## Stated goal
Omit the pictures and output exactly the lines from the start of the entries through the line containing "plt.rcParams['mathtext.it'] = 'Liberation".

——————————

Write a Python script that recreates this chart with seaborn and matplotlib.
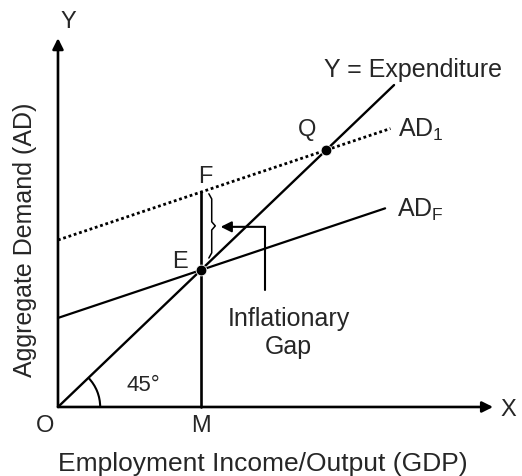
import numpy as np
import seaborn as sns
import matplotlib.pyplot as plt
from matplotlib.patches import Arc

# data (in diagram units, origin O = (0, 0))
income = [0, 9.4]                 # 45 degree line, Y = Expenditure
expenditure = [0, 9.4]
adf_x = [0, 9.15]                 # full-employment aggregate demand
adf_y = [2.6, 5.8]
ad1_x = [0, 9.3]                  # excess aggregate demand
ad1_y = [4.875, 8.13]
point_x = [4.0, 7.5]              # E and Q
point_y = [4.0, 7.5]
m_x = 4.0                         # full employment output M
f_y = 6.275                       # AD1 at M
x_axis_end = 12.17
y_axis_end = 10.77

sns.set_style("white")
plt.rcParams['font.family'] = ['Liberation Sans', 'DejaVu Sans']
plt.rcParams['mathtext.fontset'] = 'custom'
plt.rcParams['mathtext.rm'] = 'Liberation Sans'
plt.rcParams['mathtext.it'] = 'Liberation Sans:italic'

fig = plt.figure(figsize=(5.22, 4.76), dpi=100)
ax = fig.add_axes([0, 0, 1, 1])
ax.set_xlim(-1.622, 12.979)
ax.set_ylim(-2.015, 11.883)
ax.axis('off')

# axes with arrows
arrow = dict(arrowstyle='-|>', lw=1.9, color='black', mutation_scale=16, shrinkA=0, shrinkB=0)
ax.annotate('', xy=(x_axis_end, 0), xytext=(0, 0), arrowprops=arrow)
ax.annotate('', xy=(0, y_axis_end), xytext=(0, 0), arrowprops=arrow)

# curves
sns.lineplot(x=income, y=expenditure, ax=ax, color='black', linewidth=1.7)
sns.lineplot(x=adf_x, y=adf_y, ax=ax, color='black', linewidth=1.6)
sns.lineplot(x=ad1_x, y=ad1_y, ax=ax, color='black', linewidth=2.0, linestyle=(0, (1, 1)))
ax.plot([m_x, m_x], [0, f_y], color='black', linewidth=1.9)
sns.scatterplot(x=point_x, y=point_y, ax=ax, color='black', s=60, zorder=5)

# 45 degree arc
ax.add_patch(Arc((0, 0), 2 * 1.18, 2 * 1.23, theta1=0, theta2=45, color='black', lw=1.5))

# brace for the gap between F and E
bx = m_x + 0.3
top, bot = f_y - 0.05, 4.35
mid = (top + bot) / 2
ax.plot([bx - 0.08, bx, bx, bx + 0.1, bx, bx, bx - 0.08],
        [top, top - 0.15, mid + 0.12, mid, mid - 0.12, bot + 0.15, bot],
        color='black', lw=1.1)

# arrow pointing to the gap
ax.plot([5.79, 5.79], [5.26, 3.42], color='black', lw=1.5)
ax.annotate('', xy=(4.55, 5.26), xytext=(5.79, 5.26),
            arrowprops=dict(arrowstyle='-|>', lw=1.5, color='black', mutation_scale=16,
                            shrinkA=0, shrinkB=0))

fs = 17
ax.text(0.28, 11.24, 'Y', fontsize=fs, ha='center', va='center')
ax.text(12.59, -0.09, 'X', fontsize=fs, ha='center', va='center')
ax.text(-0.36, -0.55, 'O', fontsize=fs, ha='center', va='center')
ax.text(4.0, -0.55, 'M', fontsize=fs, ha='center', va='center')
ax.text(3.41, 4.23, 'E', fontsize=fs, ha='center', va='center')
ax.text(4.11, 6.72, 'F', fontsize=fs, ha='center', va='center')
ax.text(6.97, 8.09, 'Q', fontsize=fs, ha='center', va='center')
ax.text(9.93, 9.84, 'Y = Expenditure', fontsize=18, ha='center', va='center')
ax.text(9.51, 8.09, r'AD$_\mathregular{1}$', fontsize=18, ha='left', va='center')
ax.text(9.48, 5.75, r'AD$_\mathregular{F}$', fontsize=18, ha='left', va='center')
ax.text(2.38, 0.64, '45°', fontsize=16, ha='center', va='center')
ax.text(6.45, 2.15, 'Inflationary\nGap', fontsize=18, ha='center', va='center', linespacing=1.2)
ax.text(5.73, -1.66, 'Employment Income/Output (GDP)', fontsize=19, ha='center', va='center')
ax.text(-0.92, 4.88, 'Aggregate Demand (AD)', fontsize=18, ha='center', va='center', rotation=90)

fig.savefig('out.png', dpi=100)
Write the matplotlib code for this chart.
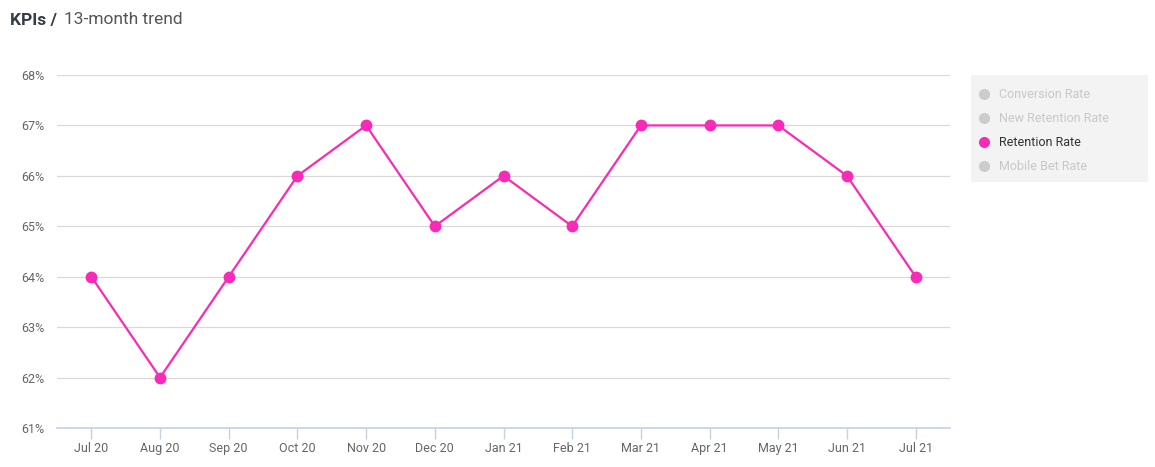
import matplotlib
matplotlib.use("Agg")
import matplotlib.pyplot as plt

plt.rcParams['font.family'] = ['Roboto', 'DejaVu Sans']

months = ['Jul 20', 'Aug 20', 'Sep 20', 'Oct 20', 'Nov 20', 'Dec 20', 'Jan 21',
          'Feb 21', 'Mar 21', 'Apr 21', 'May 21', 'Jun 21', 'Jul 21']
retention = [64, 62, 64, 66, 67, 65, 66, 65, 67, 67, 67, 66, 64]
yticks = [61, 62, 63, 64, 65, 66, 67, 68]
series_names = ['Conversion Rate', 'New Retention Rate', 'Retention Rate', 'Mobile Bet Rate']
active = 'Retention Rate'

pink = '#f72bb8'
W, H = 1155, 467
fig = plt.figure(figsize=(W / 100, H / 100), dpi=100)
ax = fig.add_axes([57 / W, 1 - 428 / H, (950 - 57) / W, (428 - 75) / H])

x = list(range(len(months)))
ax.plot(x, retention, color=pink, lw=1.6, marker='o', ms=7.5, zorder=3)

ax.set_xlim(-0.5, len(months) - 0.5)
ax.set_ylim(61, 68)
ax.set_yticks(yticks)
ax.set_yticklabels([f'{v}%' for v in yticks])
ax.set_xticks(x)
ax.set_xticklabels(months)
ax.grid(axis='y', color='#d9d9d9', lw=0.9)
ax.set_axisbelow(True)
for s in ['top', 'right', 'left']:
    ax.spines[s].set_visible(False)
ax.spines['bottom'].set_color('#c4d2e2')
ax.spines['bottom'].set_linewidth(1.2)
ax.tick_params(axis='x', colors='#c4d2e2', length=8, width=1, pad=2, labelcolor='#666666', labelsize=9)
ax.tick_params(axis='y', length=0, pad=9, labelcolor='#666666', labelsize=9)

# title
fig.text(10 / W, 1 - 20 / H, 'KPIs /', fontsize=12.5, fontweight='bold', color='#333d47', va='center')
fig.text(64 / W, 1 - 20 / H, '13-month trend', fontsize=12.5, color='#555555', va='center')

# legend panel
lax = fig.add_axes([971 / W, 1 - 182 / H, (1148 - 971) / W, (182 - 75) / H])
lax.set_xlim(0, 177)
lax.set_ylim(107, 0)
lax.set_facecolor('#f3f3f3')
for s in lax.spines.values():
    s.set_visible(False)
lax.set_xticks([])
lax.set_yticks([])
for i, name in enumerate(series_names):
    yy = 19 + 24 * i
    on = name == active
    lax.plot(13, yy, 'o', ms=7, color=pink if on else '#cccccc')
    lax.text(28, yy, name, va='center', fontsize=9, color='#333333' if on else '#c8c8c8')

fig.savefig('out.png', dpi=100)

——————————

## Task response
Write a Python script that recreates this chart with seaborn and matplotlib.
import numpy as np
import seaborn as sns
import matplotlib.pyplot as plt
from matplotlib.patches import Arc

# data (in diagram units, origin O = (0, 0))
income = [0, 9.4]                 # 45 degree line, Y = Expenditure
expenditure = [0, 9.4]
adf_x = [0, 9.15]                 # full-employment aggregate demand
adf_y = [2.6, 5.8]
ad1_x = [0, 9.3]                  # excess aggregate demand
ad1_y = [4.875, 8.13]
point_x = [4.0, 7.5]              # E and Q
point_y = [4.0, 7.5]
m_x = 4.0                         # full employment output M
f_y = 6.275                       # AD1 at M
x_axis_end = 12.17
y_axis_end = 10.77

sns.set_style("white")
plt.rcParams['font.family'] = ['Liberation Sans', 'DejaVu Sans']
plt.rcParams['mathtext.fontset'] = 'custom'
plt.rcParams['mathtext.rm'] = 'Liberation Sans'
plt.rcParams['mathtext.it'] = 'Liberation Sans:italic'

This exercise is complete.